Instruction - Exactly the lines from the one with "Write the matplotlib code for this chart." through the one with "plt.rcParams['axes.unicode_minus'] = False", inclusive, are to be repeated, and the pictures are not.

--- Start of Data extract ---

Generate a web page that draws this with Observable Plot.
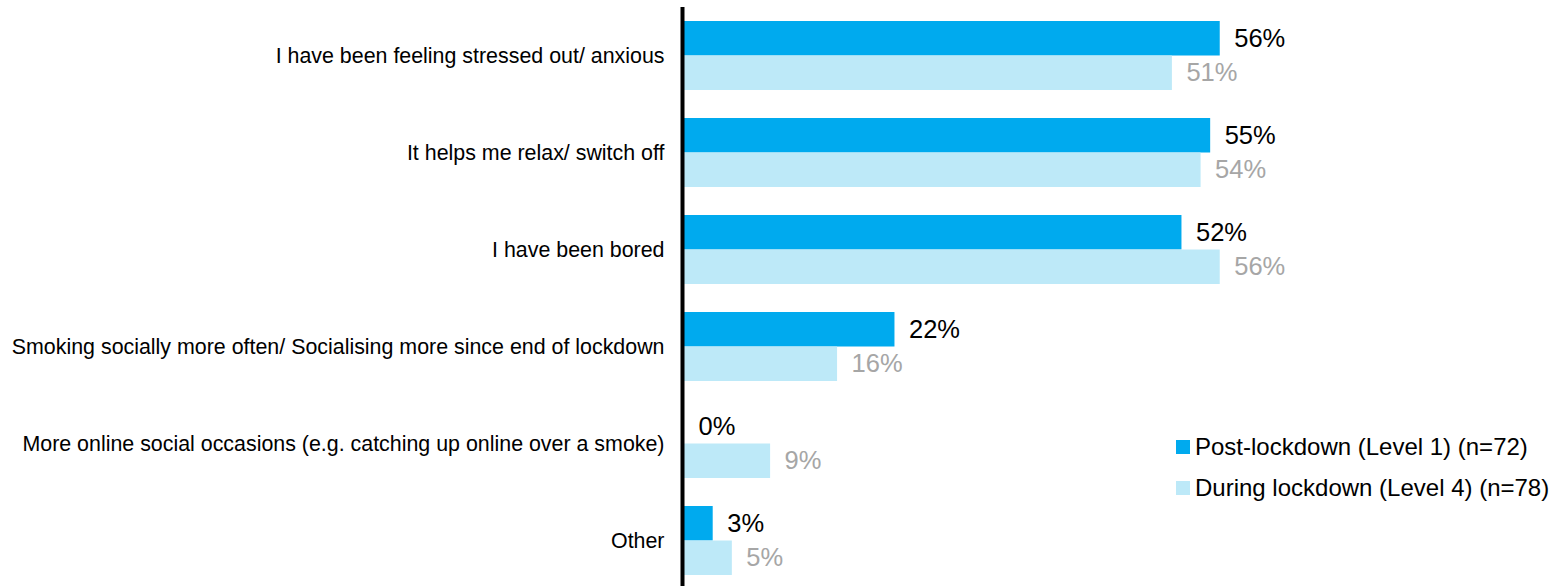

--- End of Data extract ---
--- Start of Data extract ---

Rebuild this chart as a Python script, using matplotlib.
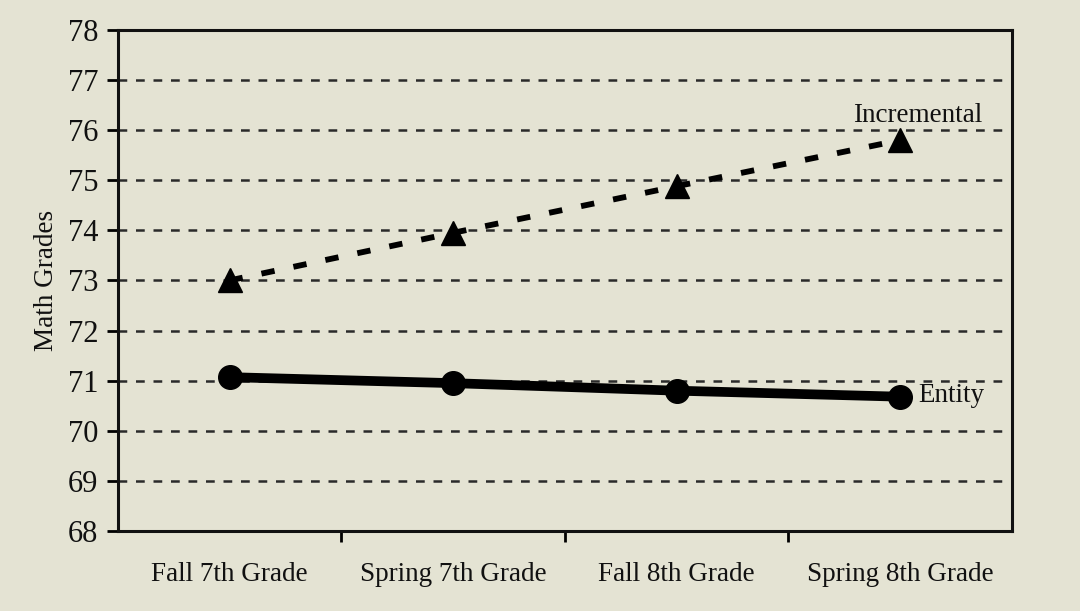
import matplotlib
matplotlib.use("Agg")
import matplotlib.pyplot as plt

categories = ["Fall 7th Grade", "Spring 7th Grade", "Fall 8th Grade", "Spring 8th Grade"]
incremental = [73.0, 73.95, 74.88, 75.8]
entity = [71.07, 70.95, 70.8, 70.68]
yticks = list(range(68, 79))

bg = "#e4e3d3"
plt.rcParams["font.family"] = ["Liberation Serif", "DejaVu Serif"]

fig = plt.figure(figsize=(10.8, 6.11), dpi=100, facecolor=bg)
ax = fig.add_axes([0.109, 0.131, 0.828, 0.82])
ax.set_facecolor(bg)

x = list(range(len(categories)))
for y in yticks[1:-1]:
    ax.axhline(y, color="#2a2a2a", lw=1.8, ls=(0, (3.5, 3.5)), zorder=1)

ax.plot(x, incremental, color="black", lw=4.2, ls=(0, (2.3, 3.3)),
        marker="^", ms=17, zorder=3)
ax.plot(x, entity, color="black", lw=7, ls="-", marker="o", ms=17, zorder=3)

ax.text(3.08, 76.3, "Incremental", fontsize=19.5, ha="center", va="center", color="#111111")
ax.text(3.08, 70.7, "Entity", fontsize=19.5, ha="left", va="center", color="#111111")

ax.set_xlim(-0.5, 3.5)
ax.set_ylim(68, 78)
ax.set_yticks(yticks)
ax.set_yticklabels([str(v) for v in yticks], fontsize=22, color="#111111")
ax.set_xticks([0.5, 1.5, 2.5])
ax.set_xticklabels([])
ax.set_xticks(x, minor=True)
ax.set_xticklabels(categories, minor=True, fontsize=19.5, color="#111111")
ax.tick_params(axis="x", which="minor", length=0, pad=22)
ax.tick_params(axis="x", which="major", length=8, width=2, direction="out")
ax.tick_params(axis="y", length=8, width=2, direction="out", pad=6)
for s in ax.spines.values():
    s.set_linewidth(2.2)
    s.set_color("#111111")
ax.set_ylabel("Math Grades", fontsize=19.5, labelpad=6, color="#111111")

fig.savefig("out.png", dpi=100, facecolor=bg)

--- End of Data extract ---
--- Start of Data extract ---

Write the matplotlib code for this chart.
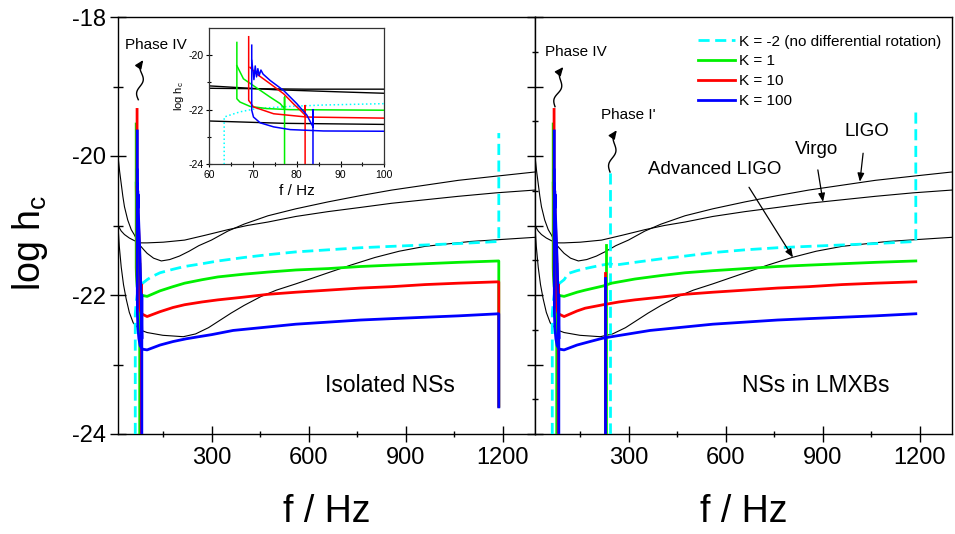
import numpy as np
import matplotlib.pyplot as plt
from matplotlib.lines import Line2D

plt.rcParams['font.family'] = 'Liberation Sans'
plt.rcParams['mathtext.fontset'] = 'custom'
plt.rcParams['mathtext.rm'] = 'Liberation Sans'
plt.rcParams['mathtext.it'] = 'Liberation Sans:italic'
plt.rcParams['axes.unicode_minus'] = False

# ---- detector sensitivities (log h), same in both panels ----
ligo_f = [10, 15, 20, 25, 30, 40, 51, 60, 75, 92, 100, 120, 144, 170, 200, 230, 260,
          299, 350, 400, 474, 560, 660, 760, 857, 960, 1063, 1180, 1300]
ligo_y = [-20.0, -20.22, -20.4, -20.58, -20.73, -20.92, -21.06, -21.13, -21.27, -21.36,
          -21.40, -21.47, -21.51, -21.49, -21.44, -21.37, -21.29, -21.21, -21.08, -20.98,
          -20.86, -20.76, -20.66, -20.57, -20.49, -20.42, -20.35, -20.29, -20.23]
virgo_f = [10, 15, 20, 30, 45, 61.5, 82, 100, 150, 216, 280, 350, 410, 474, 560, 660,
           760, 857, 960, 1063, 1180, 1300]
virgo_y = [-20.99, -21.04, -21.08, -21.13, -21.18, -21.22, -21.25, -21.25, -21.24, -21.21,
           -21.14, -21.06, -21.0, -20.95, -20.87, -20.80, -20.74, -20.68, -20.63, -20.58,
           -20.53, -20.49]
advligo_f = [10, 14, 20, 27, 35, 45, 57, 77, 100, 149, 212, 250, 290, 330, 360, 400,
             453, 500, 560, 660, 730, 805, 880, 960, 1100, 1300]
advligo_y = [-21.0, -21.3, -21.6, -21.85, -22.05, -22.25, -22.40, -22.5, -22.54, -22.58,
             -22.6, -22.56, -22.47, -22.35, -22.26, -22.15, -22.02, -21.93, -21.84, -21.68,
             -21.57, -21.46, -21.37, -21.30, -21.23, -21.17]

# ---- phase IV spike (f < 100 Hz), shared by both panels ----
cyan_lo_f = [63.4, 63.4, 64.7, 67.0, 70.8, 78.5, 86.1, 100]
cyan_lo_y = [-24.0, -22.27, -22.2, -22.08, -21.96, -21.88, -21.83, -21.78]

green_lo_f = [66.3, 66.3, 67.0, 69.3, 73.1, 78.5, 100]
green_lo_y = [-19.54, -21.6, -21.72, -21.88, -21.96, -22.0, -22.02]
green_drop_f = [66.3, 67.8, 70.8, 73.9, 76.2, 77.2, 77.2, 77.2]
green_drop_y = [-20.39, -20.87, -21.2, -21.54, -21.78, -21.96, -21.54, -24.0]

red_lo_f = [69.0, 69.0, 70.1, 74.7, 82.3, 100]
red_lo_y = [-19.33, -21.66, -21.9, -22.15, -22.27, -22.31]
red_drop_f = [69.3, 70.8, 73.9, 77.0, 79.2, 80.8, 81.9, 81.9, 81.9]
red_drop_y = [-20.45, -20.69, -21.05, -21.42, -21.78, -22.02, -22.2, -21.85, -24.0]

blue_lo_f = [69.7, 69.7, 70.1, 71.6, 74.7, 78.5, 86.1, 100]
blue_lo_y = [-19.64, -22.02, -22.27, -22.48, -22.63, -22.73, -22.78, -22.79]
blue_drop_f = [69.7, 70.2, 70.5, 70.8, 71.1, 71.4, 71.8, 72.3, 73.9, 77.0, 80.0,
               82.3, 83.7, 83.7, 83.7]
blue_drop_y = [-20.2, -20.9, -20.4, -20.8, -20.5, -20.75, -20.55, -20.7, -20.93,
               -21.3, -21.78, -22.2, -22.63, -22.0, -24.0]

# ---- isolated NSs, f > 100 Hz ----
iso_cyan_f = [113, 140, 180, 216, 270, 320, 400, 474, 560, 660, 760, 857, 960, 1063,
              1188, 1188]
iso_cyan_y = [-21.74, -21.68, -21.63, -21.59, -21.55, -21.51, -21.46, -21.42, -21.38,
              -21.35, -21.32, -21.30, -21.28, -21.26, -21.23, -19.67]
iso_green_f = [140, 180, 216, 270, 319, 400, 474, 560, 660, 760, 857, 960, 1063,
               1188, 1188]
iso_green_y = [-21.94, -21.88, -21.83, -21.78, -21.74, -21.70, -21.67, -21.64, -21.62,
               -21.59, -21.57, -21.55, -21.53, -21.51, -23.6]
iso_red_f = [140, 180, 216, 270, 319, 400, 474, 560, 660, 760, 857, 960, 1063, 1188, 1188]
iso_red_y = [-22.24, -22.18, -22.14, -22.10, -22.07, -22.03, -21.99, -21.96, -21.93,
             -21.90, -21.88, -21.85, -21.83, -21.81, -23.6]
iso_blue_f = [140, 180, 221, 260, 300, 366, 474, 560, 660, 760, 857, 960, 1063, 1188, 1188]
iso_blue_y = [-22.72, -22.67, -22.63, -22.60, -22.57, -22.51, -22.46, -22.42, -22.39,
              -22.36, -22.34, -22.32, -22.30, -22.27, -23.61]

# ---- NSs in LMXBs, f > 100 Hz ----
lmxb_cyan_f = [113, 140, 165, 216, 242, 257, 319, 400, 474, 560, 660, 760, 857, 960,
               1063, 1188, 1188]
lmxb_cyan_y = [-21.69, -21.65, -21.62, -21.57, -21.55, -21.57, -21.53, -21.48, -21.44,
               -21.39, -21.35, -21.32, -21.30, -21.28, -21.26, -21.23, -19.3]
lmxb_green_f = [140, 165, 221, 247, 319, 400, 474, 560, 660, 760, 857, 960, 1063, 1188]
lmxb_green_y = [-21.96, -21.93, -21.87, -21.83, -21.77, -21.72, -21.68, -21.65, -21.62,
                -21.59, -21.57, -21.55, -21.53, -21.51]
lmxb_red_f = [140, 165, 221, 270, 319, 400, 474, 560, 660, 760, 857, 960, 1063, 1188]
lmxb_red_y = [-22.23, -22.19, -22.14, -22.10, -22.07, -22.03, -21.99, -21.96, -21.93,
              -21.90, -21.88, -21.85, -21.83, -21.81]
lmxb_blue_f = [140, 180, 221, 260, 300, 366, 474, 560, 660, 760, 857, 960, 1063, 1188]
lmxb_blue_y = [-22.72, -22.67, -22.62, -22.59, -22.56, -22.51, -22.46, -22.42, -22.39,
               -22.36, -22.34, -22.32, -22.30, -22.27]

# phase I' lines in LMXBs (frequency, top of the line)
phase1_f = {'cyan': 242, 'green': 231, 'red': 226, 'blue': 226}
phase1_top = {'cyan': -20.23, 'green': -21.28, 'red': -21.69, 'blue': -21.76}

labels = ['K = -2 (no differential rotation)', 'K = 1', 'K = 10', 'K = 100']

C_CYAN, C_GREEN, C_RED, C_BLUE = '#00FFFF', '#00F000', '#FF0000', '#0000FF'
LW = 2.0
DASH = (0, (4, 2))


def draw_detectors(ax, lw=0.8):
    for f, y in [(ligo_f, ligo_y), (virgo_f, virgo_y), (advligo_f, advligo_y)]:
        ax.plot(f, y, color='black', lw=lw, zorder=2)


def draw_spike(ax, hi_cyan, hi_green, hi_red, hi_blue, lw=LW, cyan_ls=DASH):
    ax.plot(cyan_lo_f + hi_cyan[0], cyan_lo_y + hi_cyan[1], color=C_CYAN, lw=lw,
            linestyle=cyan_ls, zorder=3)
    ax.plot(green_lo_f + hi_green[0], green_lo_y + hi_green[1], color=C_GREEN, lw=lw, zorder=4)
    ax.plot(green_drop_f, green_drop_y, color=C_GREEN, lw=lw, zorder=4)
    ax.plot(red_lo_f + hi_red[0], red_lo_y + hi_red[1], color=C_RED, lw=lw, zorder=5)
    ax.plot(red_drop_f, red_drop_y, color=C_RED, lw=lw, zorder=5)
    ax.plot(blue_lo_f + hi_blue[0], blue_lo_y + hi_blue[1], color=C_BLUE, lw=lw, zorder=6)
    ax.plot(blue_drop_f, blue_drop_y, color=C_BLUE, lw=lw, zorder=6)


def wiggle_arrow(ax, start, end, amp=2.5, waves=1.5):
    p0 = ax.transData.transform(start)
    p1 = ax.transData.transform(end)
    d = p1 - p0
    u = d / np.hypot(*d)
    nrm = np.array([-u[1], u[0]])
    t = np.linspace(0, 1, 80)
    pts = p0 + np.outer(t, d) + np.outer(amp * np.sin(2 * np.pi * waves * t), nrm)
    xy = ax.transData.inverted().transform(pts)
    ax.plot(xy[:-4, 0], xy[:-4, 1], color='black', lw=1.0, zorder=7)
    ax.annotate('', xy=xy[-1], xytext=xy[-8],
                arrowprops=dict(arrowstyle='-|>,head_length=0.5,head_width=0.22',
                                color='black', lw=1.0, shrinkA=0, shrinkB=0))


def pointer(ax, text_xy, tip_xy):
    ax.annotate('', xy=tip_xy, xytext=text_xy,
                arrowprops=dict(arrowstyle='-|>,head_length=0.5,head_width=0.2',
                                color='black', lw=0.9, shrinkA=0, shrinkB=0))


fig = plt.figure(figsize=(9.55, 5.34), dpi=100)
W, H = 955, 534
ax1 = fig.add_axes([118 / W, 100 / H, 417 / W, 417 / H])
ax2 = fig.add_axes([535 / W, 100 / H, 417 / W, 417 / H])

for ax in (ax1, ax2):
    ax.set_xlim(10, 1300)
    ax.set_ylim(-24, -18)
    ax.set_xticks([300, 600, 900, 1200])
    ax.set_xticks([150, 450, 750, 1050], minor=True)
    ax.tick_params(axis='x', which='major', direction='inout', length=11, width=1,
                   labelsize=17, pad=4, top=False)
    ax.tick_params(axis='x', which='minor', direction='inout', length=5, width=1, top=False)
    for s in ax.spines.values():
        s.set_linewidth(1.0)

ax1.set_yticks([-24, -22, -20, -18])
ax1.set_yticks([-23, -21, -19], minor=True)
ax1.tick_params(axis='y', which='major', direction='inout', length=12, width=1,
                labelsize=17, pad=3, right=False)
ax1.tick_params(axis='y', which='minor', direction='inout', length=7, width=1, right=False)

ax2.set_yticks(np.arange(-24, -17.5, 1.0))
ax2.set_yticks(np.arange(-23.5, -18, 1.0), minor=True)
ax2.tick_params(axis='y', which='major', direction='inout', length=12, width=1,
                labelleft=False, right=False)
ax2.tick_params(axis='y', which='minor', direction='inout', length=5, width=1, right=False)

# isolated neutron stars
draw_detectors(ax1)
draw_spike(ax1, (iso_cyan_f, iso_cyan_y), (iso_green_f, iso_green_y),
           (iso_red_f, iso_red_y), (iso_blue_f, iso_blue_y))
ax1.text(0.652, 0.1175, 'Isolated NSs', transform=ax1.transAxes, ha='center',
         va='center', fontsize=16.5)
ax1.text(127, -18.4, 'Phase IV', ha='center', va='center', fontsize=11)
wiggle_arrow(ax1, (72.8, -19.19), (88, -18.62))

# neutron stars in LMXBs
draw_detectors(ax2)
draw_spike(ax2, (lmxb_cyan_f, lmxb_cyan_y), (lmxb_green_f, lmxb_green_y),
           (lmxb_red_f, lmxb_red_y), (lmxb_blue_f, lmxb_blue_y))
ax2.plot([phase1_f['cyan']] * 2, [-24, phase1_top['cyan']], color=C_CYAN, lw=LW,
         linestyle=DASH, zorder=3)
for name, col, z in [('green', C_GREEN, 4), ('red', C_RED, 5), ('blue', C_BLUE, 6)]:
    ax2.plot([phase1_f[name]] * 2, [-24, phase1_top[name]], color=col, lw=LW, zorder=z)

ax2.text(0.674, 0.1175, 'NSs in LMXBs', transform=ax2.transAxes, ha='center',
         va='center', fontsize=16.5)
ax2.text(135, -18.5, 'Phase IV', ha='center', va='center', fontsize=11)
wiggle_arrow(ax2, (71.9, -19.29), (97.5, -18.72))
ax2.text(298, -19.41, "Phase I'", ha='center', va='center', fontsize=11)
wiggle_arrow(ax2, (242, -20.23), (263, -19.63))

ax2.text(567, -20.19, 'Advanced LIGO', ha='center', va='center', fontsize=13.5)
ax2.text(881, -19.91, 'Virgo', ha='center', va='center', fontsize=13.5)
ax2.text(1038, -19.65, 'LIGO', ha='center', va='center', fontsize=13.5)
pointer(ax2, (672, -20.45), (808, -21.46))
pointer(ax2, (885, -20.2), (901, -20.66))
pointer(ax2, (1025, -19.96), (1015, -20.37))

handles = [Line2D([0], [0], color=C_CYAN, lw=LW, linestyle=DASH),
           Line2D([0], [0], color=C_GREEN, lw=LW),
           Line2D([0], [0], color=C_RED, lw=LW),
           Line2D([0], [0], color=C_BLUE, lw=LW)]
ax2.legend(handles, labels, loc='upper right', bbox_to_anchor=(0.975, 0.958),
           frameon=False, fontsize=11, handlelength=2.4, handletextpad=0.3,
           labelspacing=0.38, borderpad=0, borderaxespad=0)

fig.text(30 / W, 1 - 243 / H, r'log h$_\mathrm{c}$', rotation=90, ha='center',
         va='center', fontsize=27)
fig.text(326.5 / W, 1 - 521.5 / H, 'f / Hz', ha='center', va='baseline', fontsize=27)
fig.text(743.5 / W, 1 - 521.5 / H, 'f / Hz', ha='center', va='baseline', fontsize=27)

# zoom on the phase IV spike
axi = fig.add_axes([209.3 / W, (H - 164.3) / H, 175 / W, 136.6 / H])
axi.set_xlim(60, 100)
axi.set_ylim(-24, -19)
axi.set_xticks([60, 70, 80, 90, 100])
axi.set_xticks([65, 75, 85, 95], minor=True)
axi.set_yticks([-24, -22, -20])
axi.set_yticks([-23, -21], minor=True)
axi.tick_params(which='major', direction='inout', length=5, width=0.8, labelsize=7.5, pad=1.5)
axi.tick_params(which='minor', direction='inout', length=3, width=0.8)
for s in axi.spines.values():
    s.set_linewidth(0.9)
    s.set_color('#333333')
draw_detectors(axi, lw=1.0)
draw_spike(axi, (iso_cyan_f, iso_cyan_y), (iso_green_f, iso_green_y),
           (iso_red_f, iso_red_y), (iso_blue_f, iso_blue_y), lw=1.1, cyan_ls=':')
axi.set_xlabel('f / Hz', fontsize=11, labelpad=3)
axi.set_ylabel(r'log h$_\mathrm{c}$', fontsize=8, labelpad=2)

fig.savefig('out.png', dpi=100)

--- End of Data extract ---

Exercise response -
Write the matplotlib code for this chart.
import numpy as np
import matplotlib.pyplot as plt
from matplotlib.lines import Line2D

plt.rcParams['font.family'] = 'Liberation Sans'
plt.rcParams['mathtext.fontset'] = 'custom'
plt.rcParams['mathtext.rm'] = 'Liberation Sans'
plt.rcParams['mathtext.it'] = 'Liberation Sans:italic'
plt.rcParams['axes.unicode_minus'] = False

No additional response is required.